12. I often wonder why we literary bloggers so rarely critique film adaptations of novels we like. Too easy a target? Maybe. This person's response to Atonement lays out (more clearly than I did) what the film subtly lost from Ian McEwan's novel even as it retained most of the details and major plot points. On the optimistic side, I've just enjoyed another recently released literary British film very, very much, and I'll be sharing my excitement about this film in these pages soon.
Harrison also leans very heavily on Gustave Flaubert's Madame Bovary as the key to The Bad Girl, but her understanding of Madame Bovary doesn't match mine. So we're off to a bad start with today's Book Review, and it is with some trepidation that I begin Charles McGrath's review of Schulz and Peanuts, David Michaelis's biography of cartoonist Charles M. Schulz. I am very much a member of the Charles M. Schulz cult, and I would hate to see this biography butchered by a wordslinger insufficiently appreciative of the Round-Headed Ones. Fortunately, Charles McGrath has a fine understanding of "Peanuts", and he hits the right note with observations like this:
He transformed the newspaper cartoon strip, busy and cluttered by the time he turned up in the late '40s, by flooding it with white space, and by reducing his childish characters to near abstraction ...
[Chris] Ware's Jimmy Corrigan is in many ways Charlie Brown grown, while still an adolescent, to a premature old age. And [Robert] Crumb offers a window onto what Schulz might have been like if only he had let the anger out.
(On a related note: I don't want to sound like a broken record, but am I the only one concerned that a book like this -- a biography of a comic strip artist, after all, not the latest Harry Potter -- should be priced at $34.95? The march towards luxury-tier pricing for general interest books sure is marching full-speed ahead, though I sometimes feel I'm the only one complaining.)
Joel Brouwer does a fine job of illuminating poet Alice Notley's strange and appealing In The Pines, though I do find it inexplicable when somebody reviews a book titled after a song -- in this case a Leadbelly classic later recorded by Nirvana as "Where Did You Sleep Last Night" -- and doesn't mention the significance of the title in the review. It gives the reader the distinct impression that the critic is not aware of the significance.
Hanna Rosin is kind -- perhaps too kind -- to "stunt journalist" A. J. Jacobs' The Year of Living Biblically: One Man's Humble Quest to Follow the Bible as Literally as Possible. I can't tell if Marcel Theroux is being too kind to The Gum Thief, which is apparently a new book by Douglas Coupland. But I do like the Cezanne-esque sketch by Brian Rea that accompanies this review (a Seth cartoon accompanying the Charles M. Schulz review is another nice graphic touch in this weekend's issue).

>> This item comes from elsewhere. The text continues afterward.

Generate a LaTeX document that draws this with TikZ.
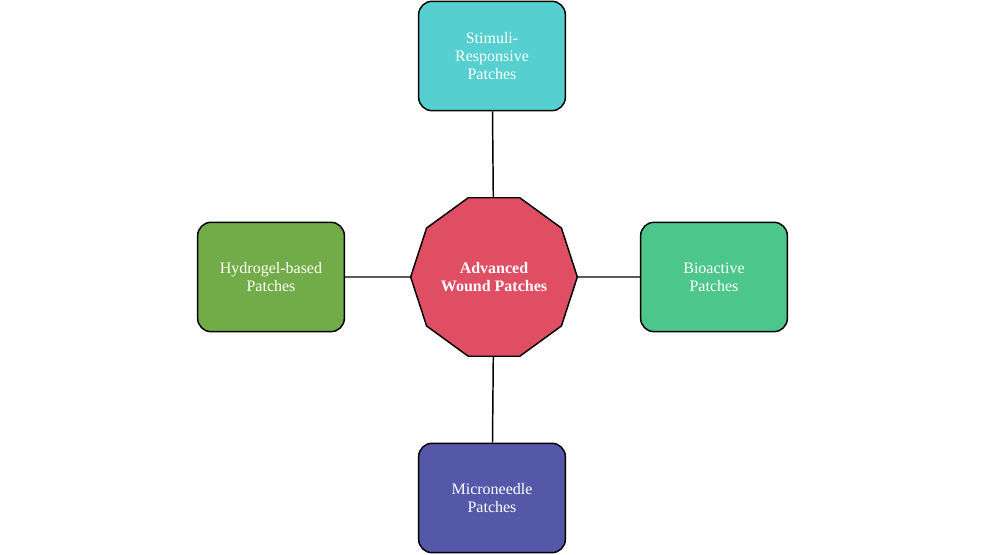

An enjoyable endpaper by Richard Peaver on Tolstoy's War and Peace and two topical reviews complete this weekend's generally above-average publication. Michael Kinsley digs into Alan Greenspan's The Age of Turbulence: Adventures in a New World with relish, and John Leonard unleashes his forcible talents on behalf of Susan Faludi's bitter The Terror Dream: Fear and Fantasy in Post-9/11 America:
Feminism, like a trampoline, has made possible this splendid provocation of a book, levitating to keep company with Hunter Thompson's fear and loathing, Leslie Fielder's love and death and Edmund Wilson's patriotic gore.
Fiction readers will also want to tune in to the Arts & Leisure section in today's Times for a worthwhile article by Motoko Rich about suburban novelist Tom Perrotta and his new virginity-themed book The Abstinence Teacher.